Leave the body clamped on the faceplate but remove the cutter holder placing this
in the tapping jig (Sk. 1). The holder should be fixed in the jig using the screws
engaging in the grove that was produce by drilling the 6mm hole. The centre drilled
impressions should also be visible at the working end.
Place the jig into a vice on the milling machine table and align the centre drilled
end of the cutter holder with a centre placed in the machines spindle. To do this
mount a small centre in the drill chuck and lower it into the centre with the vice
only loosely clamped to the table and with that done, clamp the vice to the table,
Photograph 5. Take up the backlash in the appropriate direction in the X axis leadscrew,
then remove the centre and feed the table by precisely 11mm. Centre drill, drill
5.2mm diameter, Photograph 6, and tap M6.
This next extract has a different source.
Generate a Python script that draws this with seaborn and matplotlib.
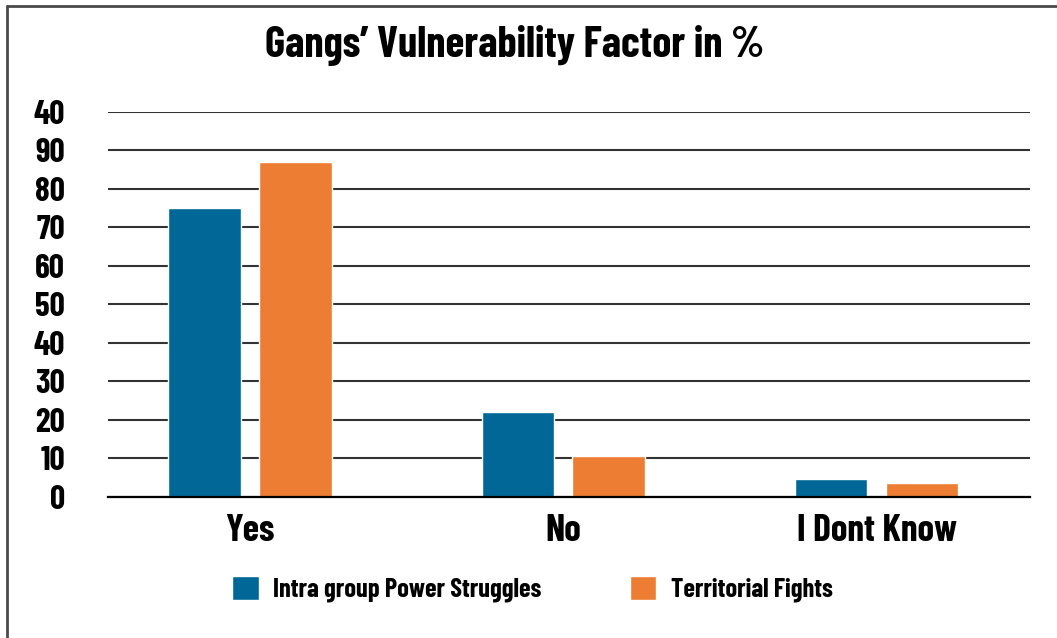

Remove the cutter holder from the jig, (now served its purpose), and return it to
the body still on the faceplate. Align the partial M6 thread with the partial 6mm
diameter hole by screwing in an M6 grub screw. With that done, again clamp the holder
in the body using the two M4 grub screws and produce the 10mm diameter counter bore
as shown in Photograph 7.
The curve surface in the cutter holder produced by the counter bore needs to be extended
deeper to allow the holder to move for cutting different diameters. To do this, loosen
the cutter holder and move it forward 11mm, still with the grub screw engaged with
the M6 thread and 6mm hole, and carefully extend the curved surface as seen in Photograph
Return the cutter holder to the full in position and rotate the complete assembly
to permit the 14mm counter bore to be made on the other side. Place a short piece
of 6mm diameter rod in the drill chuck and use this in the pre drilled 6mm hole to
align the body for counter boring 14mm diameter.
Remove the body from the faceplate assembly, which has now also served its purpose
and can be dismantled. However, do not remove the cutter holder from the body before
scribing a line on one end to represent the line to which the flat has to be machined.
This does not need doing with any degree of accuracy as it is used more for alignment
than to detail the amount to be removed.